Pacing is key. Carpenter knew it and we got The Thing. Konami knew it and we got Silent Hill 2. Matheson gave us I Am Legend. All seminal works that appreciated the truth that good horror demands pacing. Without it you’re stuck on the merry-go-round when you want to be bawling your eyes out on the roller coaster.
Severed falls into the same trap Resident Evil 5’s awkward sophomore episode of DLC Desperate Escape did: there is no pacing. It shoots its load within the first three minutes by granting you access to all the weapons from Dead Space 2 before hauling you through countless rooms rammed-full of Necromorphs. Much like that sentence, there is little in the way of punctuation.
Dead Space 2 was hardly the king of patient escalation but it managed to intersperse the all out insane combat with frequent moments of tautness. Severed sticks with the former and the lack of foreplay makes for a painfully disenchanted second tour of the Sprawl.
Starting out in the shadowy mines Isaac Clarke frequented midway through Dead Space 2 doesn’t help its cause either; the drab caverns are no more gripping a second time through. But 95% of the environments in Severed are recycled and all you’re doing is rushing through them in reverse, concluding in the hospital that Clarke’s esteemed tale opened in.
And that familiarity only helps keep the atmosphere at bay. You’ll know exactly which crevices and vents the Necromorphs will leap out from and in which rooms they’ll try and perform open surgery on you. Visceral even throw in a few of the set pieces from Dead Space 2 including the upside-down shooting sequence.
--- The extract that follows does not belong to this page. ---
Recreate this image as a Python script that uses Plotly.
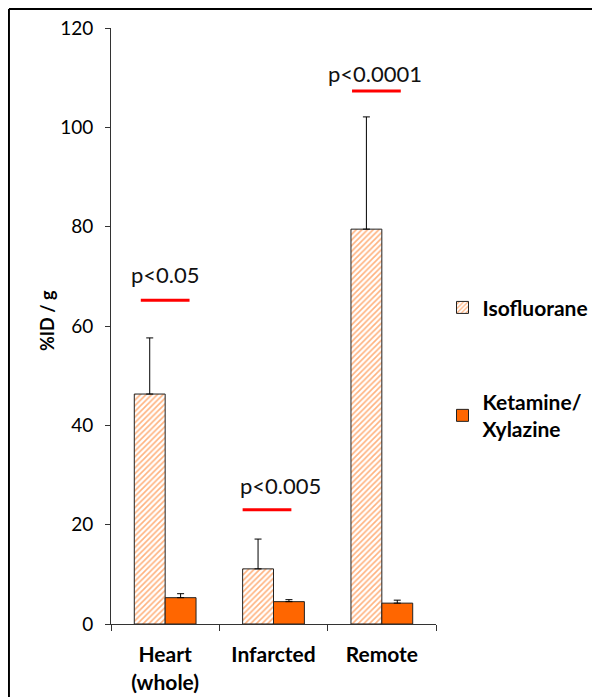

You can see it all a mile off and the flagrant shortage of creativity does no justice to one of the most memorably spooky games of recent memory.
Gabe Weller (hero of Extraction) fills the boots of Clarke but once you step inside that hellish suit and start stomping corpses into Ribena it doesn’t really matter who you’re playing as.
Gabe shares more than just fashion sense with Clarke though for he too is in search of his misplaced lady friend, playing knight in shining armour through hell to save Lexine from the clutches of more twisted Necromorphs. Now I have nothing against saving princesses but there are other reasons to be wandering casually through an alien swamped space city, right? Like how about trying to get the fuck out.
There’s no time to get attached to the characters anyway and the reunion with Lexine is short lived. I can’t help but feel an episode in the shoes of Isaac’s colourful companion Ellie was the greater prospect here, playing out the scenes during which her and Isaac part ways or the events prior to their encounter. Ellie was sort of interesting and more worthy of starring in a concise downloadable episode than Gabe, who seems to have been plucked out of no man’s land. But then we’d only have to stop every twenty minutes for tampon changes and a phone call. Silly me.
Severed is a challenging expansion, if only because you’re thrown in at the deep end without an upgraded arsenal. Twitchers make the jump from Extraction and provide something vaguely fresh to dissect. They jitter about like a VCR on pause and are highly resilient to being shot in the kneecaps. Even so, it’s an hour’s content on the normal difficulty and the two chapters will probably take longer to download than play through.
Ultimately Severed reeks of a squandered opportunity to build upon a masterfully crafted world. The Sprawl bled atmosphere and believability but here it’s reduced to a set of shadowy corridors populated by the same mutants we’ve seen time and time again. Where’s the brooding sense of terror, the clever system of upgrading and the nervousness that accompanied exploring new ground in the Sprawl? The chapter spent in the elementary school was exceptional; nothing in Severed dares rival that.
For Dead Space zealots, the opportunity to revisit the Sprawl might be enough to paper over the truth that this combat-focused episode offers little that wasn’t previously documented during Isaac Clarke’s gauntlet. For the majority though, Severed is going to arrive packaged with a regrettable sense of déjà vu.